### WORK TO BE COMPLETED
Restate the lines word for word, from the first line of the records through the line containing "import pandas as pd". Leave out the pictures and anything after that line.

Dataset records:
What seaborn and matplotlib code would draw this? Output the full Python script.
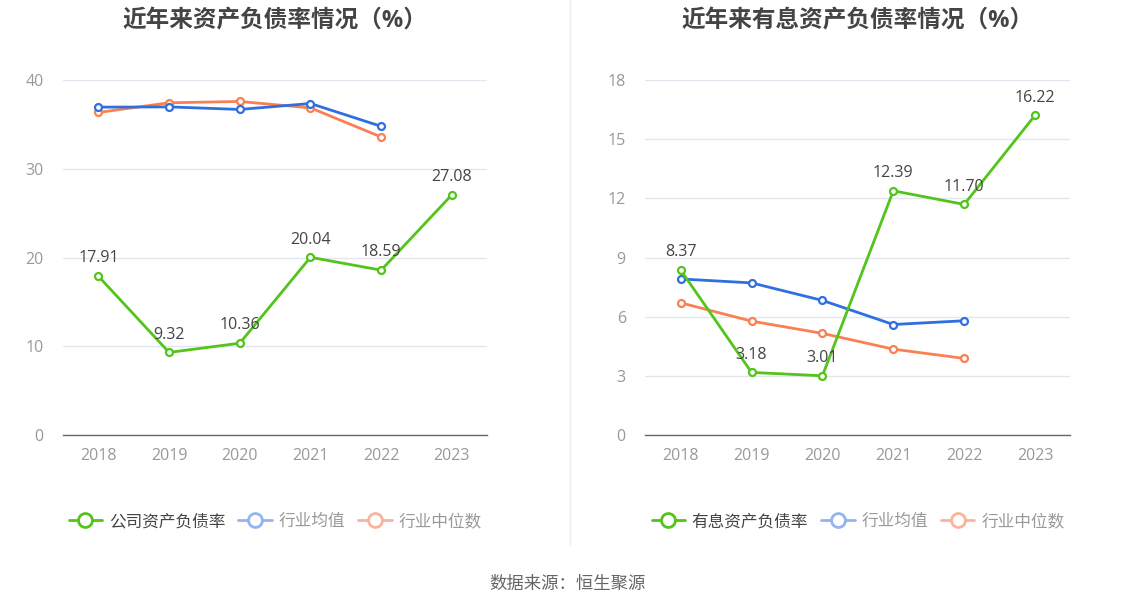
import matplotlib
matplotlib.use("Agg")
import matplotlib.pyplot as plt
import matplotlib.lines as mlines
import seaborn as sns
import pandas as pd

# Data
years = ["2018", "2019", "2020", "2021", "2022", "2023"]

company_debt = [17.91, 9.32, 10.36, 20.04, 18.59, 27.08]
industry_avg_debt = [36.96, 36.99, 36.70, 37.37, 34.80]
industry_median_debt = [36.36, 37.45, 37.60, 36.88, 33.60]

interest_debt = [8.37, 3.18, 3.01, 12.39, 11.70, 16.22]
industry_avg_interest = [7.92, 7.72, 6.83, 5.61, 5.80]
industry_median_interest = [6.71, 5.78, 5.16, 4.36, 3.89]

left_title = "近年来资产负债率情况（%）"
right_title = "近年来有息资产负债率情况（%）"
left_legend = ["公司资产负债率", "行业均值", "行业中位数"]
right_legend = ["有息资产负债率", "行业均值", "行业中位数"]
source_text = "数据来源：恒生聚源"

GREEN = "#52c41a"
BLUE = "#2f6fe0"
ORANGE = "#fa8051"

sns.set_theme(style="white")
plt.rcParams["font.family"] = ["Open Sans", "Noto Sans CJK SC", "DejaVu Sans"]

fig = plt.figure(figsize=(11.34, 6.12), dpi=100)
ax1 = fig.add_axes([0.0556, 0.289, 0.374, 0.580])
ax2 = fig.add_axes([0.569, 0.289, 0.375, 0.580])


def draw_panel(ax, main, avg, med, ylim, yticks, title, legend_labels):
    df_main = pd.DataFrame({"x": range(len(main)), "v": main})
    df_avg = pd.DataFrame({"x": range(len(avg)), "v": avg})
    df_med = pd.DataFrame({"x": range(len(med)), "v": med})

    style = dict(marker="o", markersize=5, markerfacecolor="white",
                 markeredgewidth=1.6, linewidth=2)
    sns.lineplot(data=df_med, x="x", y="v", ax=ax, color=ORANGE,
                 markeredgecolor=ORANGE, zorder=3, **style)
    sns.lineplot(data=df_avg, x="x", y="v", ax=ax, color=BLUE,
                 markeredgecolor=BLUE, zorder=4, **style)
    sns.lineplot(data=df_main, x="x", y="v", ax=ax, color=GREEN,
                 markeredgecolor=GREEN, zorder=5, **style)

    # value labels for the main series
    for i, v in enumerate(main):
        ax.annotate("{:.2f}".format(v), (i, v), xytext=(0, 7),
                    textcoords="offset points", ha="center", va="bottom",
                    fontsize=11.5, color="#444444", zorder=6)

    ax.set_xlim(-0.5, len(years) - 0.5)
    ax.set_ylim(*ylim)
    ax.set_yticks(yticks)
    ax.set_xticks(range(len(years)))
    ax.set_xticklabels(years)
    ax.set_xlabel("")
    ax.set_ylabel("")
    ax.grid(axis="y", color="#e3e6ee", linewidth=1)
    ax.set_axisbelow(True)
    for s in ["top", "right", "left"]:
        ax.spines[s].set_visible(False)
    ax.spines["bottom"].set_color("#666666")
    ax.spines["bottom"].set_linewidth(1)
    ax.tick_params(axis="x", colors="#999999", labelsize=11.5, length=4,
                   width=1, direction="out", pad=5)
    ax.tick_params(axis="x", color="#666666")
    ax.tick_params(axis="y", colors="#999999", labelsize=11.5, length=0, pad=14)
    ax.set_title(title, fontsize=17, fontweight="bold", color="#444444", pad=38)

    handles = [
        mlines.Line2D([], [], color=GREEN, marker="o", markersize=10,
                      markerfacecolor="white", markeredgewidth=2, linewidth=2),
        mlines.Line2D([], [], color="#94b4f0", marker="o", markersize=10,
                      markerfacecolor="white", markeredgewidth=2, linewidth=2),
        mlines.Line2D([], [], color="#fbb49a", marker="o", markersize=10,
                      markerfacecolor="white", markeredgewidth=2, linewidth=2),
    ]
    leg = ax.legend(handles, legend_labels, loc="center",
                    bbox_to_anchor=(0.5, -0.245), ncol=3, frameon=False,
                    fontsize=12, handlelength=2.0, handletextpad=0.4,
                    columnspacing=0.8)
    colors = ["#444444", "#999999", "#999999"]
    for t, c in zip(leg.get_texts(), colors):
        t.set_color(c)


draw_panel(ax1, company_debt, industry_avg_debt, industry_median_debt,
           (0, 40), [0, 10, 20, 30, 40], left_title, left_legend)
draw_panel(ax2, interest_debt, industry_avg_interest, industry_median_interest,
           (0, 18), [0, 3, 6, 9, 12, 15, 18], right_title, right_legend)

# vertical separator between panels
fig.add_artist(mlines.Line2D([0.5026, 0.5026], [1 - 545 / 612, 1.0],
                             color="#eeeeee", linewidth=1))

fig.text(0.5, 1 - 585 / 612, source_text, ha="center", va="center",
         fontsize=12.5, color="#666666")

fig.savefig("out.png", dpi=100)
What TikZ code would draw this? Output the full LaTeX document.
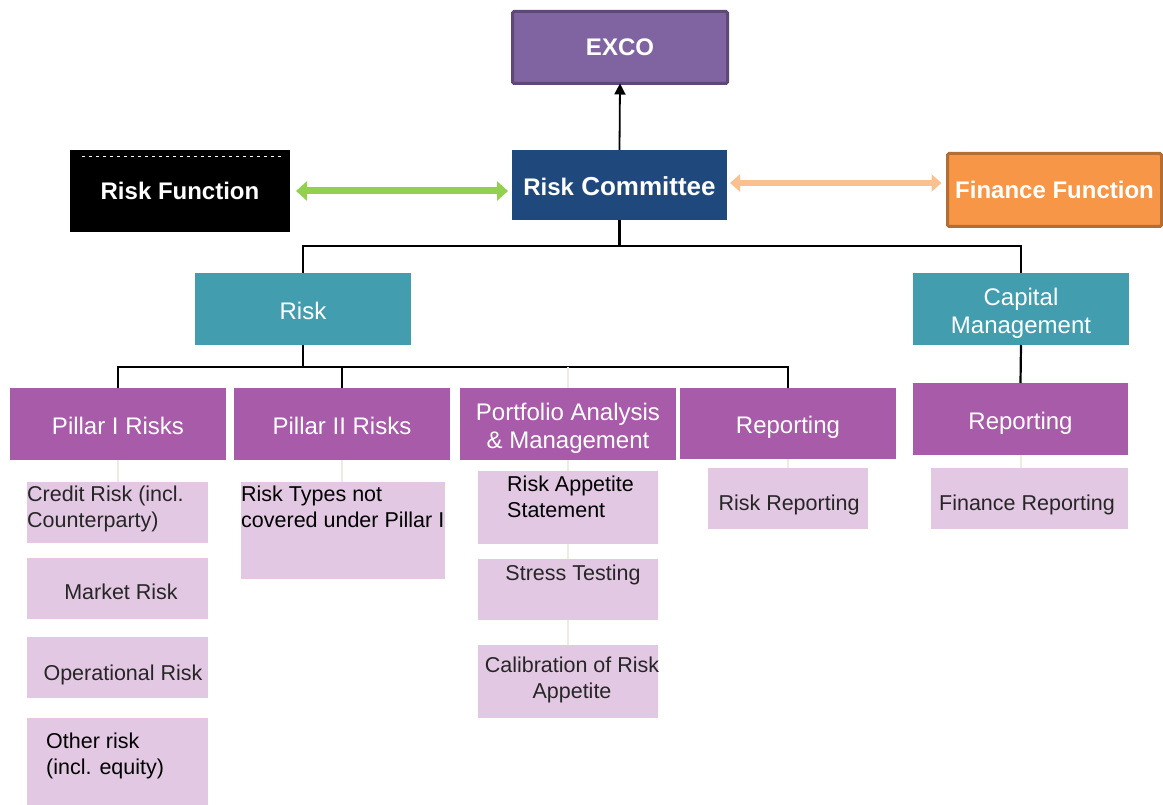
\documentclass[tikz,border=0pt]{standalone}
\usepackage{fontspec}
\setmainfont{Liberation Sans}
\usetikzlibrary{arrows.meta}
\definecolor{excof}{HTML}{8064A2}
\definecolor{excob}{HTML}{5E4878}
\definecolor{rcf}{HTML}{1F497D}
\definecolor{fff}{HTML}{F79646}
\definecolor{ffb}{HTML}{B66D31}
\definecolor{tealc}{HTML}{429EAF}
\definecolor{purp}{HTML}{A85BA8}
\definecolor{leafc}{HTML}{E3C8E3}
\definecolor{leaftxt}{HTML}{262626}
\definecolor{greenc}{HTML}{92D050}
\definecolor{orangec}{HTML}{FAC090}
\definecolor{creamc}{HTML}{EEECE1}
\newcommand\dn[2]{\raisebox{-#1pt}[\height][\depth]{#2}}
\begin{document}
\begin{tikzpicture}[x=1pt,y=-1pt,
  box/.style={rectangle, inner sep=0pt, outer sep=0pt, anchor=north west, align=center},
  hfont/.style={font=\fontsize{24}{28}\selectfont, text=white},
  hdr/.style={box, fill=purp, hfont, minimum width=216pt, minimum height=72pt},
  tealbox/.style={box, fill=tealc, hfont, minimum width=216pt, minimum height=72pt},
  leaf/.style={box, fill=leafc, text=leaftxt, font=\fontsize{21.5}{26}\selectfont},
  ltxt/.style={inner sep=0pt, anchor=west, align=left, font=\fontsize{21.5}{26}\selectfont},
  bus/.style={draw=black, line width=2.2pt},
  faint/.style={draw=creamc, line width=2pt},
  topfont/.style={font=\bfseries\fontsize{24}{28}\selectfont, text=white}
]
\useasboundingbox (0,0) rectangle (1163,805);

% top level
\node[box, fill=excof, draw=excob, line width=3pt, rounded corners=1.5pt,
      minimum width=215pt, minimum height=72pt, topfont] (exco) at (512.5,11.5) {EXCO};
\node[box, fill=rcf, minimum width=215pt, minimum height=70pt, text=white, font=\bfseries] (rc) at (512,150)
  {\dn{1}{\fontsize{24}{28}\selectfont Risk\fontsize{26}{28}\selectfont\ Committee}};
\node[box, fill=black, minimum width=220pt, minimum height=82pt, topfont] (rf) at (70,150) {Risk Function};
\draw[white, line width=1pt, dash pattern=on 3pt off 4pt]
  ([xshift=12pt,yshift=-7pt]rf.north west) -- ([xshift=-8pt,yshift=-7pt]rf.north east);
\node[box, fill=fff, draw=ffb, line width=3pt, rounded corners=1.5pt,
      minimum width=214pt, minimum height=73pt, topfont] (ff) at (947.5,153.5) {Finance Function};

% second level
\node[tealbox] (risk) at (195,273) {\dn{2}{Risk}};
\node[tealbox] (cm) at (913,273) {};
\node[hfont, inner sep=0pt, align=center] at (1021,313) {Capital\\Management};

% third level
\node[hdr] (p1) at (10,388) {\dn{2}{Pillar I Risks}};
\node[hdr] (p2) at (234,388) {\dn{2}{Pillar II Risks}};
\node[hdr] (pam) at (460,388) {};
\node[hfont, inner sep=0pt, align=center] at (568,428) {Portfolio Analysis\\\& Management};
\node[hdr, minimum height=71pt] (rep) at (680,388) {\dn{4}{Reporting}};
\node[hdr, minimum width=215pt] (cmrep) at (913,383) {\dn{4}{Reporting}};

% leaves
\node[leaf, minimum width=181pt, minimum height=61pt] (credit) at (27,482) {};
\node[ltxt, text=leaftxt] at (27,508.5) {Credit Risk (incl.\\Counterparty)};
\node[leaf, minimum width=181pt, minimum height=61pt] (market) at (27,558) {\dn{3}{\hspace*{7pt}Market Risk}};
\node[leaf, minimum width=181pt, minimum height=61pt] (oper) at (27,637) {\dn{7}{\hspace*{11pt}Operational Risk}};
\node[leaf, minimum width=181pt, minimum height=87pt] (other) at (27,718) {};
\node[ltxt, text=black] at (46,756) {Other risk\\(incl. equity)};

\node[leaf, minimum width=204pt, minimum height=97pt] (rtypes) at (241,482) {};
\node[ltxt, text=black] at (241,507) {Risk Types not\\covered under Pillar I};

\node[leaf, minimum width=180pt, minimum height=73pt] (ras) at (478,471) {};
\node[ltxt, text=black] at (507,497) {Risk Appetite\\Statement};
\node[leaf, minimum width=180pt, minimum height=61pt] (stress) at (478,559) {};
\node[ltxt, text=leaftxt, anchor=center] at (573,575) {Stress Testing};
\node[leaf, minimum width=180pt, minimum height=73pt] (calib) at (478,645) {};
\node[ltxt, text=leaftxt, anchor=center, align=center] at (572,680) {Calibration of Risk\\Appetite};

\node[leaf, minimum width=160pt, minimum height=61pt] (rrep) at (708,468) {\dn{6}{\hspace*{2pt}Risk Reporting}};
\node[leaf, minimum width=197pt, minimum height=61pt] (frep) at (931,468) {\dn{6}{\hspace*{-5pt}Finance Reporting}};

% connectors
\coordinate (bus0) at (rc.south |- 0,246);
\coordinate (bus1) at (risk.south |- 0,367);
\draw[-{Triangle[width=11pt,length=11pt]}, line width=1.8pt] (rc.north) -- (exco.south);
\draw[greenc, line width=7pt, {Triangle[width=19pt,length=11pt]}-{Triangle[width=19pt,length=11pt]}]
  ([xshift=6pt]rf.east) -- ([xshift=-4pt]rc.west |- rf.east);
\draw[orangec, line width=6pt, {Triangle[width=17pt,length=10pt]}-{Triangle[width=17pt,length=10pt]}]
  ([xshift=3pt,yshift=2pt]rc.east) -- ([xshift=-6pt,yshift=2pt]ff.west |- rc.east);

\draw[bus] (rc.south) -- (bus0) -| (risk.north);
\draw[bus] (bus0) -| (cm.north);
\draw[bus] (risk.south) -- (bus1) -| (p1.north);
\draw[bus] (bus1) -| (p2.north);
\draw[bus] (bus1) -| (rep.north);
\draw[faint] (pam.north |- bus1) -- (pam.north);
\draw[bus] (cm.south) -- (cmrep.north);

\draw[faint] (p1.south) -- (p1.south |- credit.north);
\draw[faint] (p2.south) -- (p2.south |- rtypes.north);
\draw[faint] (pam.south) -- (pam.south |- ras.north);
\draw[faint] (ras.south) -- (stress.north);
\draw[faint] (stress.south) -- (calib.north);
\draw[faint] (rep.south) -- (rep.south |- rrep.north);
\draw[faint] (cmrep.south) -- (cmrep.south |- frep.north);
\end{tikzpicture}
\end{document}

### FINAL RESULT
What seaborn and matplotlib code would draw this? Output the full Python script.
import matplotlib
matplotlib.use("Agg")
import matplotlib.pyplot as plt
import matplotlib.lines as mlines
import seaborn as sns
import pandas as pd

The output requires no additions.